Question: Let $\Omega \subset \mathbb{R}^d$ be open and bounded, $f, f_n \in
L^2 (\Omega)$ and $f_n \rightarrow f$ boundedly in measure
(meaning that $f_n \rightarrow f$ in measure and $sup\ ||f_n||_\infty < \infty $.
Let $g, g_n \in L^2 (\Omega)$ too and $g_n \rightharpoonup g$ in $L^2 (\Omega)$
(weak convergence). Then $f_n g_n, fg \in L^2 (\Omega)$ and
$$ f_n g_n \rightharpoonup fg \text{ in } L^2 (\Omega) . $$
Attempt at solution: The first statements are trivial because all $f_n$ are essentially bounded. Therefore these are elements of the dual $L^2$ and we may indeed attempt to
show weak convergence. To this end we take $\psi \in L^2 (\Omega)$ arbitrarily
and try to estimate
$$ \int_{\Omega} g_n f_n \psi – gf \psi d x = \underbrace{\int_{\Omega}
(g_n f_n \psi – gf_n \psi) d x}_{= : A_n} + \underbrace{\int_{\Omega}
(gf_n \psi – gf \psi) d x}_{= : B_n} . $$
On the one hand
$$ A_n \leqslant M \int_{\Omega} (g_n \psi – g \psi) d x \rightarrow 0
\text{ because } g_n \rightharpoonup g \text{ in } L^2 (\Omega) . $$
On the other, using Hölder's inequality (again,
$f_n \psi, f \psi \in L^2$ thanks to the uniform boundedness of $f_n$):
$$ B_n \leqslant \int_{\Omega} G (f_n \psi – f \psi) d x \leqslant \| g
\|_{L^2} \left( \int_{\Omega} | f_n \psi – f \psi |^2 d x \right)^{1
/ 2} . $$
But I don't know how to estimate the last integral.

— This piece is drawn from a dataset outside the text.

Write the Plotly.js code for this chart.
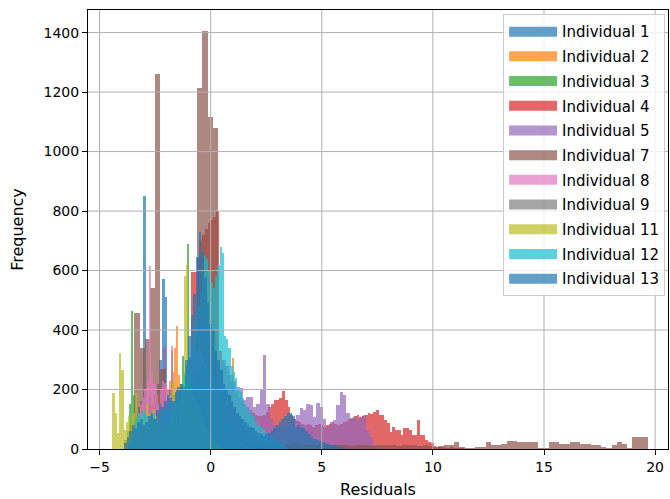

I tried splitting the domain of integration and using the convergence in measure, but to no avail. I've also tried skipping the use of Hölder, and using that a subsequence $f_{n_k}$ converges a.e. to $f$, but then I get the bound for this subsequence…
Ideas? Solutions?
Best Answer
There is a problem in the bound of $A_n$; there should be absolute values in the integral hence we cannot use directly weak convergence assumption.
However, we may write $$\tag{1}\int_{\Omega}(g_nf_n\psi-gf\psi)dx=\int_\Omega g_n(f_n-f)\psi dx+\int_{\Omega}(g_nf\psi-gf\psi)dx.$$ Since $f\phi\in\mathbb L^2$, using weak convergence definition with this function we obtain that $$\tag{2}\lim_{n\to+\infty}\int_{\Omega}(g_nf\psi-gf\psi)dx=0.$$ Notice that using Cauchy-Schwarz inequality, $$\left|\int_\Omega g_n(f_n-f)\psi dx\right|^2\leqslant \lVert g_n\rVert_2^2 \int_{\Omega}|f_n-f|^2|\psi|^2dx.$$ Since $(g_n)_{n\geqslant 1}$ is weakly convergent, it's in particular bounded in $\mathbb L^2$. By the version of dominated convergence theorem with convergence in measure, we obtain $$\tag{3}\lim_{n\to +\infty}\int_\Omega g_n(f_n-f)\psi dx=0.$$ Combining (1), (2) and (3), we get $f_ng_n\to fg$ weakly in $\mathbb L^2$.